- Location: Saskatchewan
- Coordinates: 54°20′N 105°40′W﻿ / ﻿54.333°N 105.667°W
- Part of: Churchill River drainage basin
- Primary inflows: Waskesiu River
- Primary outflows: Montreal River
- Basin countries: Canada
- Surface area: 46,457.4 ha (114,799 acres)
- Max. depth: 7.8 m (26 ft)
- Shore length^{1}: 284.4 km (176.7 mi)
- Surface elevation: 490 m (1,610 ft)
- Islands: Ferguson Island; Johnston Island;
- Settlements: Montreal Lake; Timber Bay;

= Montreal Lake (Saskatchewan) =

Lake in Saskatchewan, Canada

Montreal Lake is a lake in the north-central part of Canadian province of Saskatchewan. It is the source of the Montreal River and is located between Highways 2 and 969. Prince Albert National Park is to the west and Clarence-Steepbank Lakes Provincial Park is to the east. Communities on the lake include Montreal Lake, Timber Bay, and Molanosa.

== Description ==
Montreal Lakes's catchment includes the northern slopes of the Waskesiu Hills and the southern and eastern slopes of the Thunder Hills. Waskasiu River is the primary inflow. It enters the lake at its south-western shore and its drainage basin includes the aforementioned Waskesiu Hills, Waskesiu Lake, and Kingsmere Lake. Also on the western shore is the Weyakwin River, which flows from Weyakwin Lake, and MacLennan River, which flows from the south side of the Thunder Hills.

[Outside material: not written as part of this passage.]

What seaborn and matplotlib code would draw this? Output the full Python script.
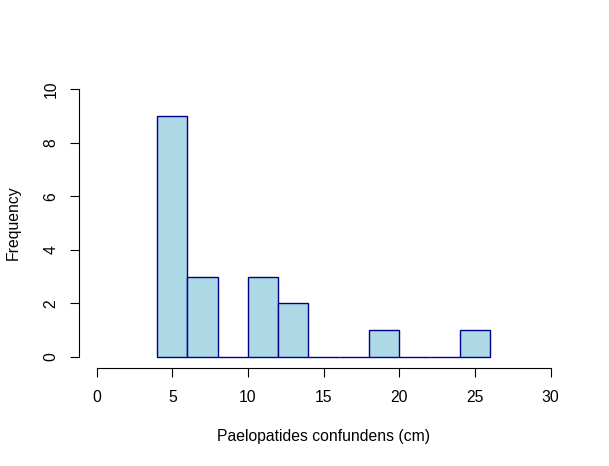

One of MacLennan River's tributaries, the Crean River, flows in from Crean Lake. At the southern tip of the lake, Bittern River flows in from Bittern Lake. Montreal River flows out of Montreal Lake at O'Connor Bay at the north end. Montreal River heads northward and flows into Lac la Ronge.

== Fish species ==
Fish commonly found in the lake include walleye, yellow perch, northern pike, lake trout, lake whitefish, cisco, burbot, white sucker, and longnose sucker.